Socialization is *everything*. I can't stress that enough.

​The more people, situations, and dogs your dog is socialized to, the more well-behaved she'll be, in *every* situation. Think of it on the same level as you do your children: if you don't take them to restaurants, you'll never be *able* to take them to restaurants -- they won't know how to behave! (Ever seen a kid like this? It's not pretty.) Always try to make sure that only Good Things happen, when trying out new situations... and there are LOTS of ways that you can set up socialization exercises, without running a business out of your home (as I do): take your (non-aggressive) dog to the grocery store, and sit on a bench outside. Encourage people to pet her -- but ONLY after she sits (when she sits, the reward is attention from a stranger). Take her to the mall, and walk her on the sidewalk in front of the stores (there are several Strip Malls here, and I do this with mine. Zoe went with me, this morning. We had a great time!)

​I *start* the exercises by "introducing" the dog to already-known people... use a consistent word, clicker,  or phrase, repeated during the greeting process, to "mark" his response to them in his mind, so that I can later (with strangers) use this same word or phrase to let him know how I would like him to handle the same greeting procedures with *UN*known people. Rally as many of these already-knowns as you possibly can, and invite them in over the first week or 2 (providing, of course, that your dog is responding well to their presence). Try to have several per day (and, it's very good to have several duplicates in this, as it gives him -- and YOU -- "practice time"), and have them repeat the greeting repertoire at the front door several times during their visit. Keep things light and happy, with a constant supply of feedback for him (talk to him! {grin}).

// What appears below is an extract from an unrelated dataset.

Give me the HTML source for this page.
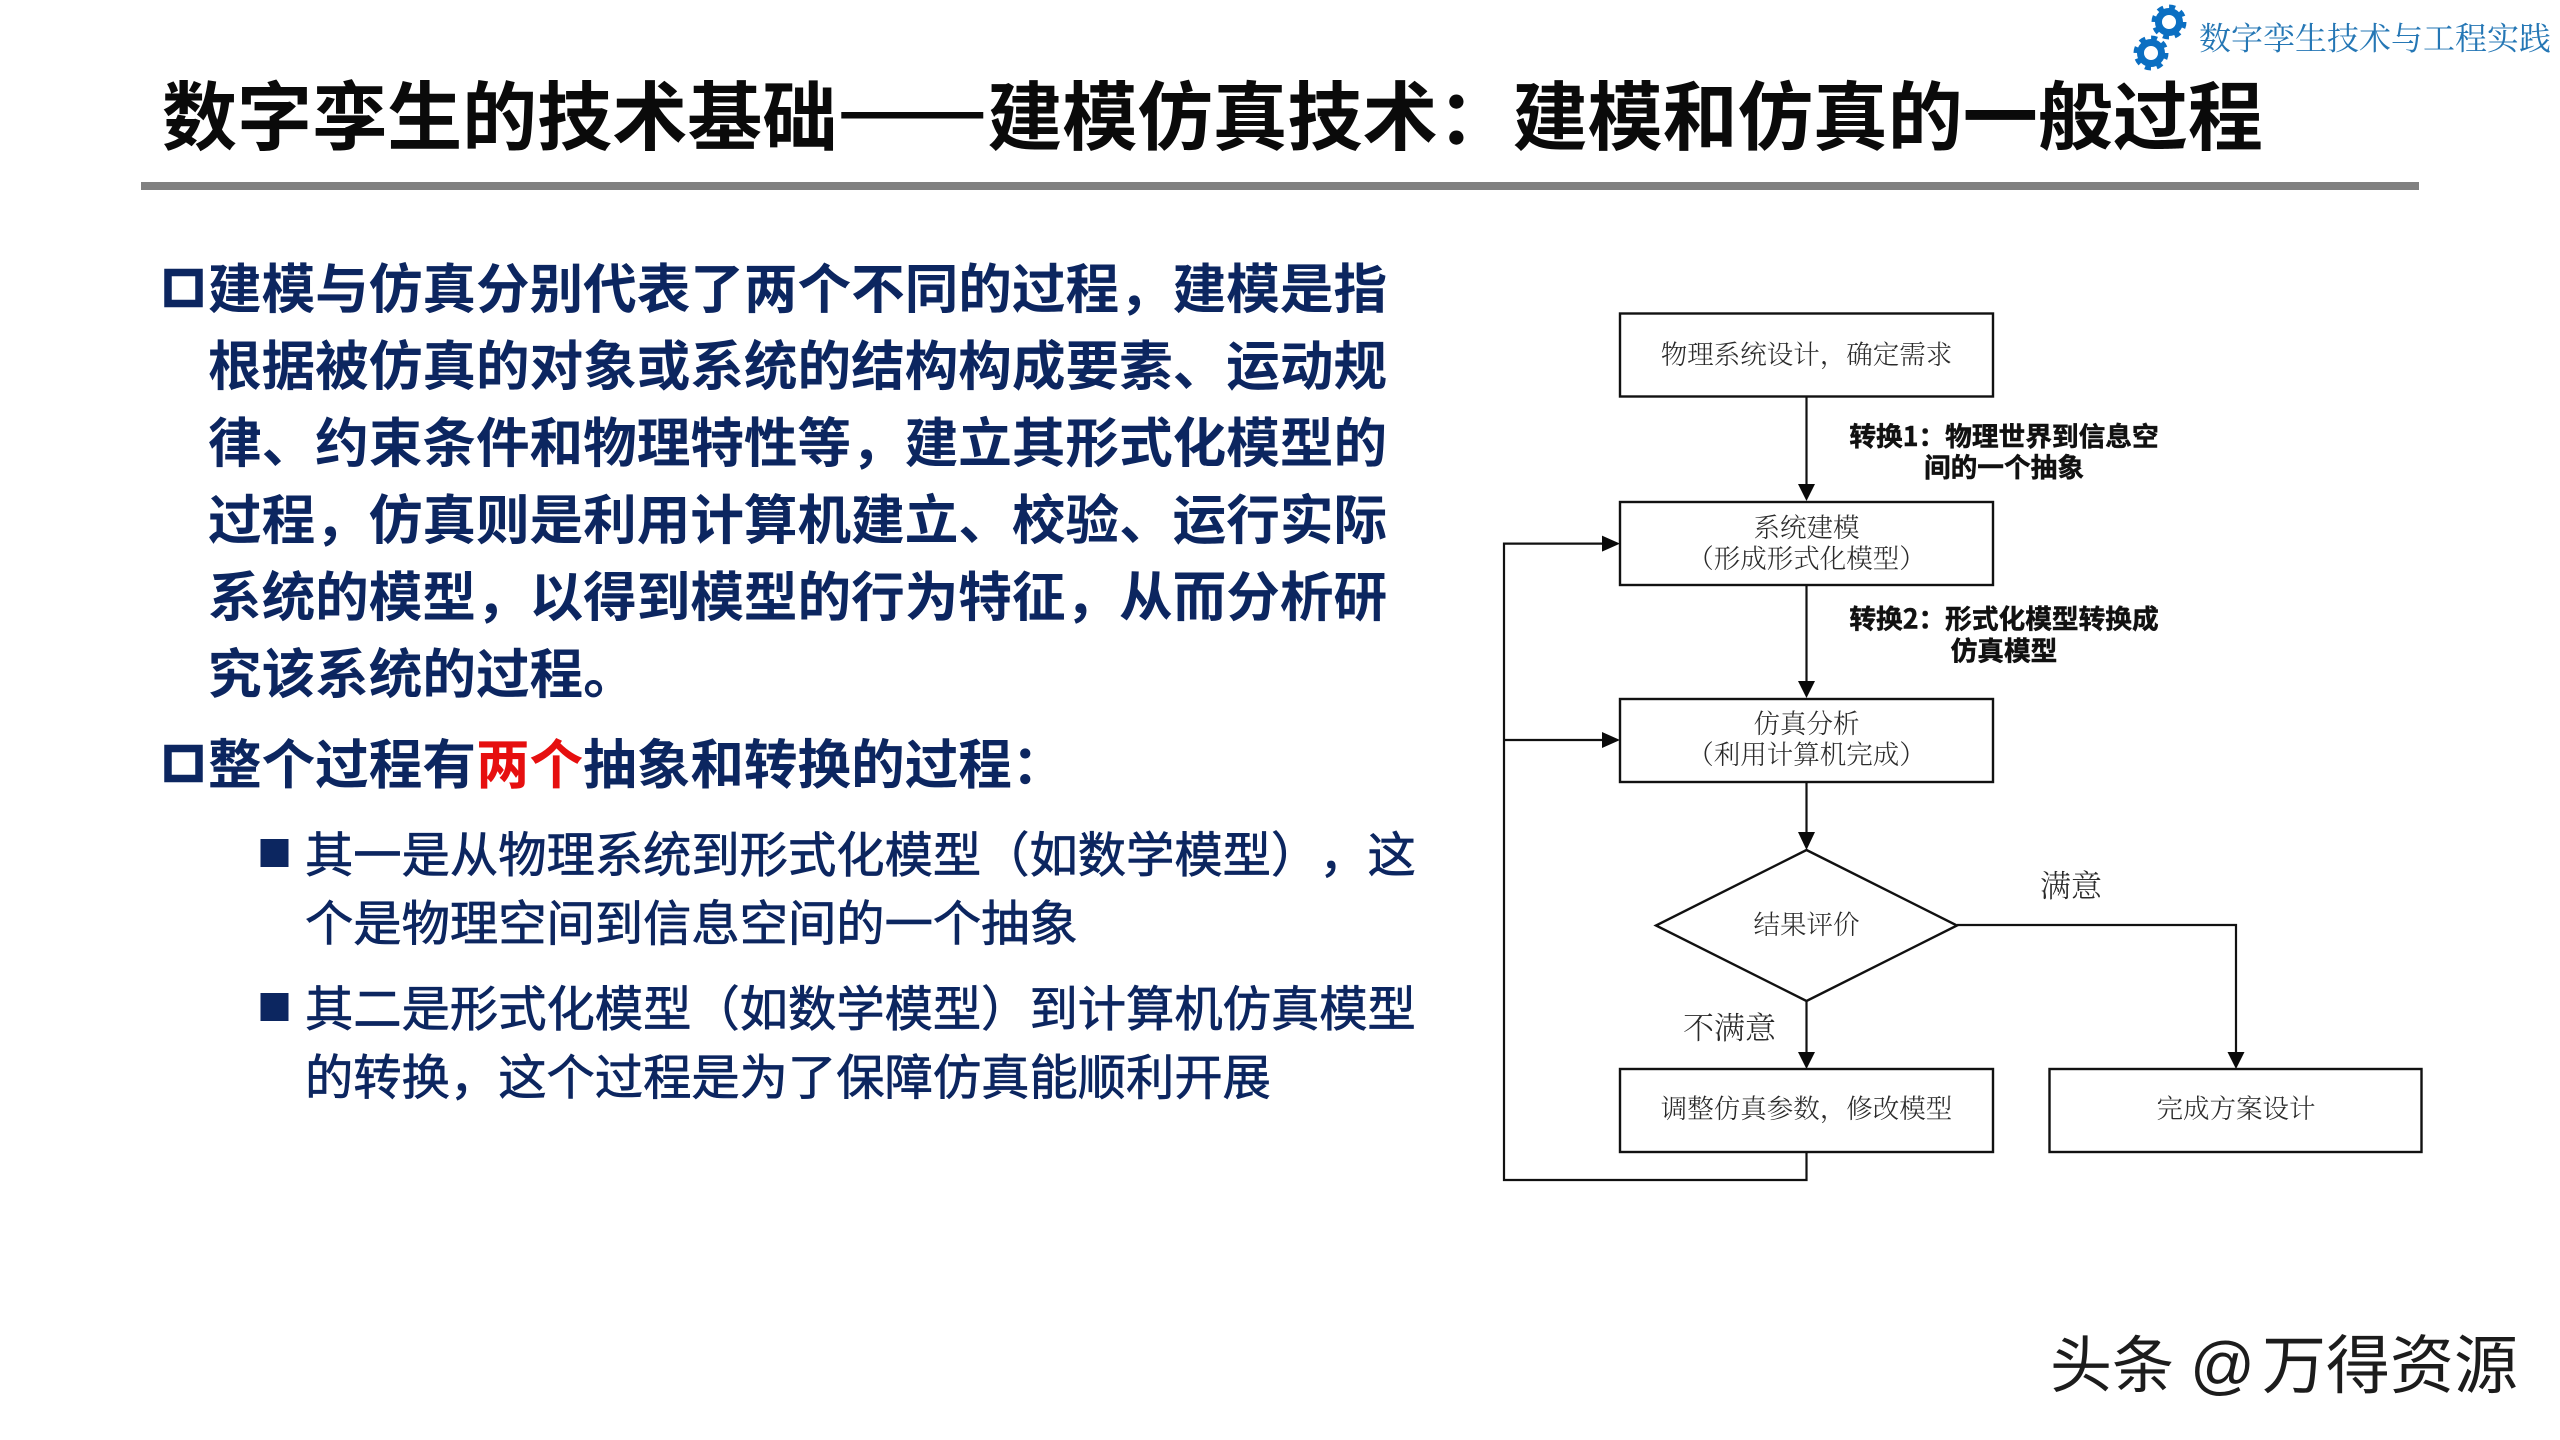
<!DOCTYPE html>
<html lang="zh-CN">
<head>
<meta charset="utf-8">
<title>数字孪生的技术基础</title>
<style>
html,body{margin:0;padding:0;background:#fff;width:2560px;height:1440px;overflow:hidden}
svg{display:block}
text{text-spacing-trim:space-all;font-kerning:none}
.sans{font-family:"Liberation Sans","Noto Sans CJK SC",sans-serif}
.cjk{font-family:"Noto Sans CJK SC","WenQuanYi Zen Hei",sans-serif}
.serif{font-family:"Noto Serif CJK SC","Liberation Serif",serif}
.h{font-size:53.6px;font-weight:700;fill:#0c2660}
.s{font-size:48.3px;font-weight:400;fill:#0c2660;stroke:#0c2660;stroke-width:.7px}
.b{font-size:26.5px;fill:#2a2a2a;font-weight:300;text-anchor:middle}
.l{font-size:26.7px;font-weight:700;fill:#111;stroke:#111;stroke-width:.5px;text-anchor:middle}
.c{font-size:31px;fill:#2a2a2a;font-weight:300}
.box{fill:#fff;stroke:#111;stroke-width:2.4}
.ln{fill:none;stroke:#111;stroke-width:2.2}
</style>
</head>
<body>
<svg xmlns="http://www.w3.org/2000/svg" width="2560" height="1440" viewBox="0 0 2560 1440">
<rect width="2560" height="1440" fill="#fff"/>

<!-- Header -->
<g fill="none" stroke="#0b6fc2">
  <circle cx="2169" cy="22" r="10.5" stroke-width="7"/>
  <circle cx="2169" cy="22" r="15" stroke-width="5" stroke-dasharray="6 5.78"/>
  <circle cx="2151" cy="53" r="10.5" stroke-width="7"/>
  <circle cx="2151" cy="53" r="15" stroke-width="5" stroke-dasharray="6 5.78"/>
</g>
<text class="serif" x="2199" y="49.500" font-size="32" fill="#2577b5">数字孪生技术与工程实践</text>

<text class="cjk" x="162" y="144" font-size="75.04" font-weight="700" fill="#0a0a0a">数字孪生的技术基础<tspan stroke="#0a0a0a" stroke-width="3">——</tspan>建模仿真技术：建模和仿真的一般过程</text>
<rect x="141" y="182" width="2278" height="8" fill="#808080"/>

<!-- Left text -->
<rect x="168" y="272.500" width="31" height="31" fill="none" stroke="#0c2660" stroke-width="7.500"/>
<g class="cjk">
<text class="h" x="208" y="308">建模与仿真分别代表了两个不同的过程，建模是指</text>
<text class="h" x="208" y="385">根据被仿真的对象或系统的结构构成要素、运动规</text>
<text class="h" x="208" y="462">律、约束条件和物理特性等，建立其形式化模型的</text>
<text class="h" x="208" y="539">过程，仿真则是利用计算机建立、校验、运行实际</text>
<text class="h" x="208" y="616">系统的模型，以得到模型的行为特征，从而分析研</text>
<text class="h" x="208" y="693">究该系统的过程。</text>
<text class="h" x="208" y="783.500">整个过程有<tspan fill="#e60f0f">两个</tspan>抽象和转换的过程：</text>
<text class="s" x="305" y="872">其一是从物理系统到形式化模型（如数学模型），这</text>
<text class="s" x="305" y="940.500">个是物理空间到信息空间的一个抽象</text>
<text class="s" x="305" y="1026">其二是形式化模型（如数学模型）到计算机仿真模型</text>
<text class="s" x="305" y="1094.500">的转换，这个过程是为了保障仿真能顺利开展</text>
</g>
<rect x="168" y="748.500" width="31" height="30" fill="none" stroke="#0c2660" stroke-width="7.500"/>
<rect x="260.500" y="839" width="28" height="28" fill="#0c2660"/>
<rect x="260.500" y="993" width="28" height="28" fill="#0c2660"/>

<!-- Flowchart connectors -->
<path class="ln" d="M1806.500 396V486"/>
<path class="ln" d="M1806.500 585V683"/>
<path class="ln" d="M1806.500 782V835"/>
<path class="ln" d="M1806.500 1001V1054"/>
<path class="ln" d="M1957 925H2236V1054"/>
<path class="ln" d="M1806.500 1152V1180H1504V543.600H1605"/>
<path class="ln" d="M1504 740H1605"/>

<g fill="#0a0a0a">
  <path d="M1806.500 501L1798 484H1815Z"/>
  <path d="M1806.500 698L1798 681H1815Z"/>
  <path d="M1806.500 850L1798 832H1815Z"/>
  <path d="M1806.500 1069L1798 1052H1815Z"/>
  <path d="M2236 1069L2227.500 1052H2244.500Z"/>
  <path d="M1620 543.600L1602 535.600V551.600Z"/>
  <path d="M1620 740L1602 732V748Z"/>
</g>

<!-- Flowchart shapes -->
<rect class="box" x="1620" y="313.500" width="373" height="83"/>
<rect class="box" x="1620" y="502" width="373" height="83"/>
<rect class="box" x="1620" y="699" width="373" height="83"/>
<path class="box" d="M1806.500 850L1957 925.500L1806.500 1001L1656 925.500Z"/>
<rect class="box" x="1620" y="1069" width="373" height="83"/>
<rect class="box" x="2049.500" y="1069" width="372" height="83"/>

<!-- Flowchart labels -->
<g class="serif">
<text class="b" x="1806.500" y="364">物理系统设计，确定需求</text>
<text class="b" x="1806.500" y="537">系统建模</text>
<text class="b" x="1806.500" y="568">（形成形式化模型）</text>
<text class="b" x="1806.500" y="733">仿真分析</text>
<text class="b" x="1806.500" y="764">（利用计算机完成）</text>
<text class="b" x="1806.500" y="934">结果评价</text>
<text class="b" x="1806.500" y="1118">调整仿真参数，修改模型</text>
<text class="b" x="2236" y="1118">完成方案设计</text>
<text class="c" x="2040" y="897">满意</text>
<text class="c" x="1683" y="1039">不满意</text>
</g>
<g class="cjk">
<text class="l" x="2004" y="446">转换1：物理世界到信息空</text>
<text class="l" x="2004" y="477">间的一个抽象</text>
<text class="l" x="2004" y="628.500">转换2：形式化模型转换成</text>
<text class="l" x="2004" y="660.500">仿真模型</text>
</g>

<!-- Watermark -->
<g class="cjk" fill="#1c1c1c" font-weight="400">
<text x="2050" y="1387" font-size="62">头条</text>
<text x="2190" y="1387" font-size="64" font-family="Liberation Sans, sans-serif">@</text>
<text x="2262" y="1388" font-size="64">万得资源</text>
</g>
</svg>
</body>
</html>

​It happens... you've had a bit of a bad experience, in greetings. It's okay... don't allow this one experience to stop things. Don't seek out new opportunities to take him into public situations, but don't *deny* him opportunities that you would have normally given him, either -- providing, of course, that you can *safely* do so. Again, you'll need to play this by ear... if he's responding well at home, then take him out.

​My own dogs aren't getting much in the way of "public appearances" right now, because of my back problems (NOT dog-related, by the way {grin}), client load, and the heat... but I'm still managing to get them out individually, and an average of 2-3 times each week, by taking them with me on little errands -- the post office, my chiropractor visits (I schedule them for 8 a.m., so that it's not too hot for them to stay in the car). They look forward to these visits, and the little bit of "one-on-one" that they get with me. Allow his responses to let you know what he can handle.